— Start —

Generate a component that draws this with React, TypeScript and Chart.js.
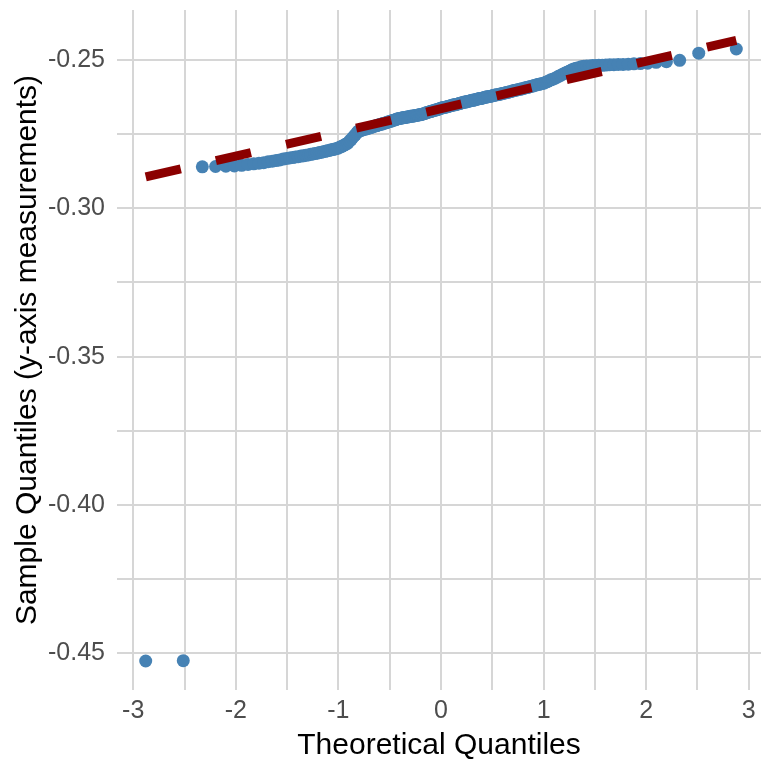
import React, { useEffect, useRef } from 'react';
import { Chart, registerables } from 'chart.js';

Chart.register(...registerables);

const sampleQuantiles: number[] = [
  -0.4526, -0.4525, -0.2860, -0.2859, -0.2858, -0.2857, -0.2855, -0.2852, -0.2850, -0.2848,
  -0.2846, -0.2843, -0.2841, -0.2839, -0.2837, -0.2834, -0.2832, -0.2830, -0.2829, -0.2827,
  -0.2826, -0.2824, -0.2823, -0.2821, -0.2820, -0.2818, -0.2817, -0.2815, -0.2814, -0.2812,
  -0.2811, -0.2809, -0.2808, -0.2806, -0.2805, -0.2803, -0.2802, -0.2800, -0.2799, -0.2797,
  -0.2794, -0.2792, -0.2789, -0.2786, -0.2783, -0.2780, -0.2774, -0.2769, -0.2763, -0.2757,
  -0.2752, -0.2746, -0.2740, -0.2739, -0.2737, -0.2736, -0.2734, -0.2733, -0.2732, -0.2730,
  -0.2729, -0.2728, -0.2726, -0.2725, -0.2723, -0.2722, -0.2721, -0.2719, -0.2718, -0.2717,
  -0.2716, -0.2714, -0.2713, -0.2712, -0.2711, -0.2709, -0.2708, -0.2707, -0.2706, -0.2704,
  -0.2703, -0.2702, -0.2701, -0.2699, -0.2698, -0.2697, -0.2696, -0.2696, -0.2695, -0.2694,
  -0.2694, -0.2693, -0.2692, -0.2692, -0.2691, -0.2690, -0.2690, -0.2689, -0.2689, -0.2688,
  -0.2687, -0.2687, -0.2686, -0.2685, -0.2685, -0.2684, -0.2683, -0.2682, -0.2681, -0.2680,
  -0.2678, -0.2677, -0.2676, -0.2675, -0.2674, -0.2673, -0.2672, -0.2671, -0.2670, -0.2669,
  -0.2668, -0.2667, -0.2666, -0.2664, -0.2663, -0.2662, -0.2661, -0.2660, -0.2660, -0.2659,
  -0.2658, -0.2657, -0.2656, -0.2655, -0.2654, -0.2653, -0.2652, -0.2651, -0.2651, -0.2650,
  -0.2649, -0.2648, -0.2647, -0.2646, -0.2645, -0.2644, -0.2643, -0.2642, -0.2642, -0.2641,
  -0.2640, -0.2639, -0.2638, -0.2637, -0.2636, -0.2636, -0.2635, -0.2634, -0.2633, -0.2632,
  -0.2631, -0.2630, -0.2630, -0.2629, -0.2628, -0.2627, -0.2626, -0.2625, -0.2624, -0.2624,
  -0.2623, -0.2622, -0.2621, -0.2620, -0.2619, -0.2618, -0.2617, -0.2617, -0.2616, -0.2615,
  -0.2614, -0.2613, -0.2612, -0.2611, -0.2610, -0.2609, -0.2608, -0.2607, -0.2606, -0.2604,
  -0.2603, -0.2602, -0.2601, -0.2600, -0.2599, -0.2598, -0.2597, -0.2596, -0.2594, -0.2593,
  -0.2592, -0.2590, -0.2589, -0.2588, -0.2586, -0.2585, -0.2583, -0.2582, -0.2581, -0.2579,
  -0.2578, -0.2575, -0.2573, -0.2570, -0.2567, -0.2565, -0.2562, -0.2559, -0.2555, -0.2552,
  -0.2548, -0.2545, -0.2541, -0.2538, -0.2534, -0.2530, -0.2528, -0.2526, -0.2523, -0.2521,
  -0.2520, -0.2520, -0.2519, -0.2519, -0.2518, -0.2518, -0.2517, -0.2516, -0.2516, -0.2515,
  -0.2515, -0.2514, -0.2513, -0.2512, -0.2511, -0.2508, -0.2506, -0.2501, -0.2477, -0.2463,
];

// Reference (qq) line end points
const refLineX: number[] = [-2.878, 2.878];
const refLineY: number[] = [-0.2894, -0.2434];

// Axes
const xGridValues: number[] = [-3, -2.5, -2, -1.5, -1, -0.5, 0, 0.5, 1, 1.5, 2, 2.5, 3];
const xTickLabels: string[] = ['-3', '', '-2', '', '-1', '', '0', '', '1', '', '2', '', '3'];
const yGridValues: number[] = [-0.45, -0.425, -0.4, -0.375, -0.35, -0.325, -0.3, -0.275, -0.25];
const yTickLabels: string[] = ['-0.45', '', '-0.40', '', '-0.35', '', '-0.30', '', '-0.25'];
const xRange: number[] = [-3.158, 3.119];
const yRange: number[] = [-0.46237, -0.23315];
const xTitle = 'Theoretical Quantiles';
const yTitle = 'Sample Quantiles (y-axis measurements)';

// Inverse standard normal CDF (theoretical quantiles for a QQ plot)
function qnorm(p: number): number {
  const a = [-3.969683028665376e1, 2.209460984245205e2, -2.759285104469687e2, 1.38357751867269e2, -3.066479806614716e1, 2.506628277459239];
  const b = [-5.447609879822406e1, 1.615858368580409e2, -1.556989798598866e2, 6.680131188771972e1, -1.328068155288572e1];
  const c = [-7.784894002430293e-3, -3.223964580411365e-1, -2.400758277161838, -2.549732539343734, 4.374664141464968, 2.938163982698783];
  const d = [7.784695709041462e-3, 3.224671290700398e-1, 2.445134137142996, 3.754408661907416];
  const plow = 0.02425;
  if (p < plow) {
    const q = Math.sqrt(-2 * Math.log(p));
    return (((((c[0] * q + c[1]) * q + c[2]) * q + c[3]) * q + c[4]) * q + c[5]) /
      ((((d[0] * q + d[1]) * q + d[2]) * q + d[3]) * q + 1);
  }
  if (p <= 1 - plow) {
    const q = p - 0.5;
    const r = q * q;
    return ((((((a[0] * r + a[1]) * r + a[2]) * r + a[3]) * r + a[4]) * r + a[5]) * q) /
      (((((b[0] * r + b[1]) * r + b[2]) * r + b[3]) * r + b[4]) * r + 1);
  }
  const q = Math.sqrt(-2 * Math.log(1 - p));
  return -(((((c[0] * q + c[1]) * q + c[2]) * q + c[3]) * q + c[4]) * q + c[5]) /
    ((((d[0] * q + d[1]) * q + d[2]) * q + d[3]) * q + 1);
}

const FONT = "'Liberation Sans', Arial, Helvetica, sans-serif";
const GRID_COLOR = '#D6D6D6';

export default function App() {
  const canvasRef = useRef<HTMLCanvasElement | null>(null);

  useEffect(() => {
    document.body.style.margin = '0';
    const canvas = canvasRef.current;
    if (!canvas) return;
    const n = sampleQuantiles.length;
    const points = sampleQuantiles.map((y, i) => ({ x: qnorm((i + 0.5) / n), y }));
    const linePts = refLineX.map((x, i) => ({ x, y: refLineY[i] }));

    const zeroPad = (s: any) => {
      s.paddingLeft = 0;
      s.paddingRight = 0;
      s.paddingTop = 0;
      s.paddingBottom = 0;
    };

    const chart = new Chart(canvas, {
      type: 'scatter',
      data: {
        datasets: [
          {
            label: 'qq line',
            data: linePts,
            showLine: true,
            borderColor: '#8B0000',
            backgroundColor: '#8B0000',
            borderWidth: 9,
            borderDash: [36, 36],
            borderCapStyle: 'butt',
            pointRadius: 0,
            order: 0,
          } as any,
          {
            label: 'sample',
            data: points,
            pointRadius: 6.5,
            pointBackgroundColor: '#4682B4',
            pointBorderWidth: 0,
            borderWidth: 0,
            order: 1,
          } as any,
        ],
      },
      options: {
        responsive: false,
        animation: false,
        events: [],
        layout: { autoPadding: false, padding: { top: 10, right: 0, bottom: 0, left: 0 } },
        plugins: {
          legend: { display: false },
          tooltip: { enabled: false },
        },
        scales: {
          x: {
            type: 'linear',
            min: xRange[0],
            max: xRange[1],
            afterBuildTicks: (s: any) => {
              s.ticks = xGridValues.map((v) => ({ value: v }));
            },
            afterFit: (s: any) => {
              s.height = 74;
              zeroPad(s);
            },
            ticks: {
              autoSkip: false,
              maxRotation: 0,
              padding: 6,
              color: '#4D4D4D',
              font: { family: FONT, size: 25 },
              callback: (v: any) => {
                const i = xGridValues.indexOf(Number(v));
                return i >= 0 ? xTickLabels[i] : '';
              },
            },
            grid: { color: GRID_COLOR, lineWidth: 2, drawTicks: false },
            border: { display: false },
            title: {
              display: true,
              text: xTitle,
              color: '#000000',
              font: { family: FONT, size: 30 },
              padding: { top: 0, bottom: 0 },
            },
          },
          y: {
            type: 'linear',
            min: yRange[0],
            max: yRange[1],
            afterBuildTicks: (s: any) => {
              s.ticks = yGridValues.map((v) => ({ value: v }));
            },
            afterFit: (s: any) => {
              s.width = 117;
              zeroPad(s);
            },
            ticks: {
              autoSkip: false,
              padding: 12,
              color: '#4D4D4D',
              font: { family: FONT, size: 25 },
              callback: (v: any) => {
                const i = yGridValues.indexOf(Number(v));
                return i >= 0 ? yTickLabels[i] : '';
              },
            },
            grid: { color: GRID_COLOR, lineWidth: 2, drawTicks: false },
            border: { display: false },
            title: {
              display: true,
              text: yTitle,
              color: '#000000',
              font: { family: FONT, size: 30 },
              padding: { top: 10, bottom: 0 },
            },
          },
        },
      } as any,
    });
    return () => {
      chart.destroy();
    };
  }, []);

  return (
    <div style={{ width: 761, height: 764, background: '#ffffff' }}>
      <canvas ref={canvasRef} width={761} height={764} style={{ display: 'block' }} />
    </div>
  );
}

— End —

#### REQUIREMENTS
Set down again, exactly, the lines of the material above from its first line to the one with "Chart.register(...registerables);", inclusive. Leave the pictures out.

#### WRITTEN SOLUTION
Generate a component that draws this with React, TypeScript and Chart.js.
import React, { useEffect, useRef } from 'react';
import { Chart, registerables } from 'chart.js';

Chart.register(...registerables);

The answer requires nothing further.